Leopold, Edge, Kent, and other conservationists were continually infuriated from 1917 to 1953, because Alaska’s territorial legislature established a bounty system for eagles. It was originally 50 cents an eagle and rose to $2 over the years. The Biological Survey joined forces with the defenders of wildlife and pleaded with the territorial government to rescind its open season on eagles. During those years well over 128,000 bald eagles were shot or poisoned. The crux of the problem was that Alaskan fishermen believed bald eagles were gorging on salmon, depleting rivers, streams, and bays. Every eagle nest found by a professional Alaskan fisherman was destroyed or ransacked. According to the territorial governor Ernest Gruening—a Harvard graduate and a former managing editor of the New York Tribune—the mass slaughter of eagles had “become more or less an established custom.”28 The National Rifle Association (NRA) called shooting bald eagles the “purest of all rifle sports.”29

Giving scientific credence to the pleas of Leopold, Edge, and Kent was Olaus Murie of the Biological Survey, who had spent 1936 and 1937 writing detailed reports on the bald eagle populations of the Aleutian Islands. These Alaskan eagles courted in March and laid eggs in April.

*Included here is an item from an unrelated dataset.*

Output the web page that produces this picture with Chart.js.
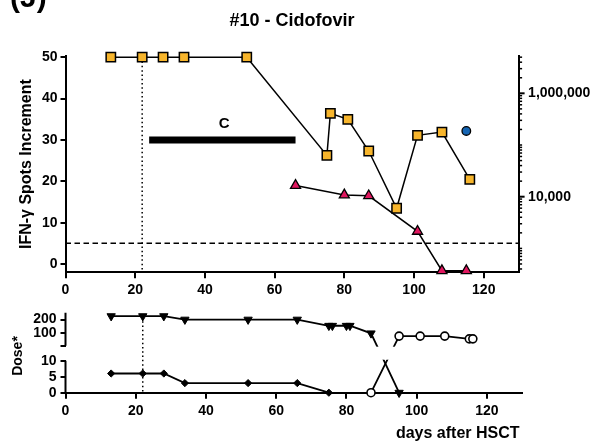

Hatching took place in June and fledglings emerged in late August. Most important, Murie (and Hosea Sarber) concluded from studying eagles’ stomachs that salmon weren’t essential to an eagle’s daily diet. Alaskan fishermen were grossly exaggerating the situation, just as Florida’s fishermen had exaggerated the situation with pelicans. Stepping up to defend the rights of bald eagles was Flying Strong Eagle of the American Indian Association. It was sacrilege, Flying Strong Eagle argued, to massacre the national emblem of America because of a dispute over fishing; eagles, he argued, were a sacred species. They were the embodiment of wilderness, freedom, and strength. “Although the evidence did not persuade Alaskan legislators,” the historian Morgan Sherwood wrote, “over the years the eagle’s case was heard sympathetically by a variety of outsiders.”30

Triumph came on June 8, 1940, with the passage of the Bald Eagle Protection Act. Congress at last recognized that eagles were essential to Alaska’s ecosystem. No longer could Lower Forty-Eighters pursue, shoot, poison, wound, kill, capture, trap, collect, molest, or disturb bald eagles for “any purpose.” But there seemed to be no attitude of self- congratulation in ornithological circles regarding the legislation. Congress, although it prohibited the destruction of eagles in the states, exempted the Alaskan territory from this ban.31

Eventually, killers of bald eagles could be fined up to $10,000. But by the 1960s chemicals such as DDT were starting to wipe out the species in the Lower Forty-Eight. Alaska was not an important agricultural area and, consequently, much less DDT was released there, so its bald eagle population held firm. However, the continued reckless clear-cutting of Alaska’s old-growth trees was troubling. Bald eagles built their nests up to eight feet across and seven feet deep on top of Sitka spruce and western hemlock. These trees continued to be timbered in the Tongass and Chugach at an unhealthy, even maniacal rate. This loss of habitat looked as though it might spell doom for the bald eagle. But committed activists started an effective campaign after World War II to rescue these magnificent birds from going the way of the dodo and the passenger pigeon.